Musical Borrowing
An Annotated Bibliography

Individual record

[+] Dadelsen, Georg von. "Anmerkungen zu Bachs Parodieverfahren." In Bachiana et alia musicologica: Festschrift Alfred Dürr zum 65. Geburtstag am 3. März 1983, ed. Wolfgang Rehm, 52-57. Kassel: Bärenreiter, 1983.

The "problematic" nature of Bach's parody technique has been extensively commented upon in the last century. Recent discussions have focused on the role of musical figures and word-to-tone relationships in assessing the effectiveness of parody compositions, although the work of Werner Neumann, Werner Braun, and others have begun to alter this picture. Bach's four Lutheran Masses, which consist of twelve arias and choruses borrowed from four different cantatas, exhibit the means by which the borrowed musical substance may be applied to texts of highly divergent meaning.

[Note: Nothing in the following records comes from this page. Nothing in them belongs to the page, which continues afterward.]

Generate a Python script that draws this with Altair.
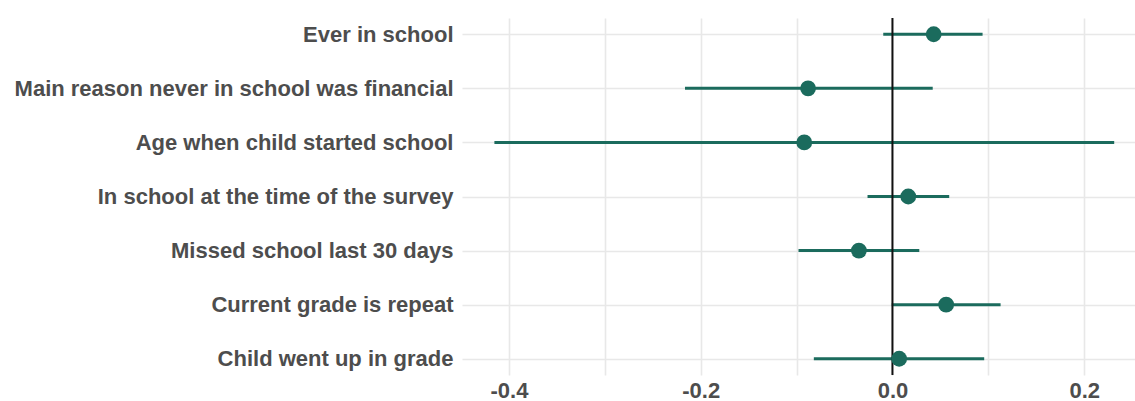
import altair as alt
import pandas as pd

# Outcome labels, top to bottom
outcomes = [
    "Ever in school",
    "Main reason never in school was financial",
    "Age when child started school",
    "In school at the time of the survey",
    "Missed school last 30 days",
    "Current grade is repeat",
    "Child went up in grade",
]
# Point estimates and confidence bounds
estimate = [0.043, -0.088, -0.092, 0.0165, -0.035, 0.056, 0.007]
ci_low = [-0.0096, -0.2164, -0.4152, -0.026, -0.098, -0.0008, -0.082]
ci_high = [0.094, 0.042, 0.2313, 0.0592, 0.028, 0.1128, 0.0957]

# Axis tick values (grid at every 0.1, labels at every 0.2)
x_ticks = [-0.4, -0.3, -0.2, -0.1, 0.0, 0.1, 0.2]

df = pd.DataFrame({
    "outcome": outcomes,
    "estimate": estimate,
    "low": ci_low,
    "high": ci_high,
})
zero_df = pd.DataFrame({"x0": [0.0]})

teal = "#1b6b5d"
label_color = "#4d4d4d"

x_scale = alt.Scale(domain=[-0.449, 0.253], nice=False, zero=False)
y_enc = alt.Y(
    "outcome:N",
    sort=outcomes,
    scale=alt.Scale(type="point", padding=0.3),
    axis=alt.Axis(
        title=None,
        ticks=False,
        domain=False,
        grid=True,
        gridColor="#e8e8e8",
        gridWidth=1.6,
        labelFont="Liberation Sans",
        labelFontWeight="bold",
        labelFontSize=22,
        labelColor=label_color,
        labelPadding=9,
        labelLimit=600,
        minExtent=457,
        maxExtent=457,
    ),
)

x_axis = alt.Axis(
    title=None,
    values=x_ticks,
    ticks=False,
    domain=False,
    grid=True,
    gridColor="#e8e8e8",
    gridWidth=1.6,
    labelFont="Liberation Sans",
    labelFontWeight="bold",
    labelFontSize=22,
    labelColor=label_color,
    labelPadding=5,
    labelExpr="abs(round(datum.value * 10)) % 2 == 0 ? replace(format(datum.value, '.1f'), '\u2212', '-') : ''",
)

bars = alt.Chart(df).mark_rule(color=teal, strokeWidth=3).encode(
    x=alt.X("low:Q", scale=x_scale, axis=x_axis),
    x2="high:Q",
    y=y_enc,
)

zero_line = alt.Chart(zero_df).mark_rule(color="#111111", strokeWidth=2).encode(
    x=alt.X("x0:Q", scale=x_scale),
)

points = alt.Chart(df).mark_circle(color=teal, size=250, opacity=1).encode(
    x=alt.X("estimate:Q", scale=x_scale),
    y=alt.Y("outcome:N", sort=outcomes),
)

chart = (
    alt.layer(bars, zero_line, points)
    .properties(
        width=673,
        height=357,
        background="white",
        padding={"left": 5, "top": 17, "right": 0, "bottom": 0},
    )
    .configure_view(strokeWidth=0, stroke=None)
)

chart.save("out.html", embed_options={"renderer": "svg", "actions": False})
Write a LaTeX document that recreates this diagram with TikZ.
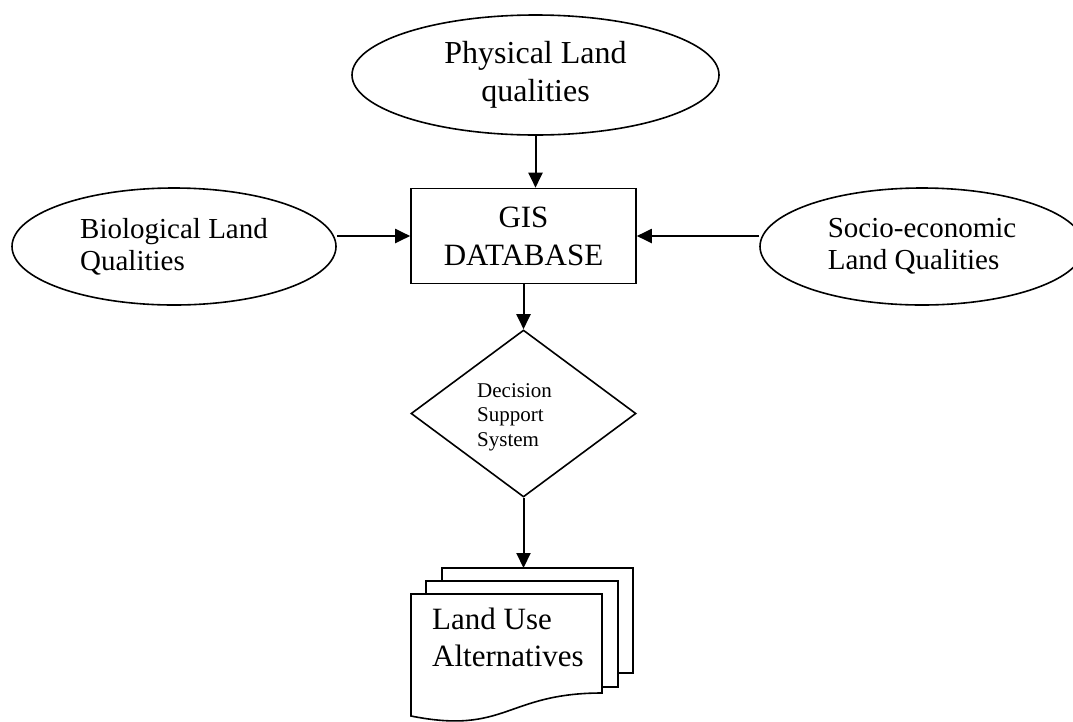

Although there are indeed incongruities between the music and text on the level of the individual word, the general affect of the new setting is effective enough that these problems are of little consequence. Musical figures carry denotative significance only with respect to an underlaid word; a re-texting of a piece, then, involves a wholesale transformation of the composition's meaning. A proper performance, therefore, should strive to adapt the inherently versatile music to the ideas of the new text.

Works: Bach: Mass in A Major, BWV 234 (54-55), Mass in G Major, BWV 236 (55-57).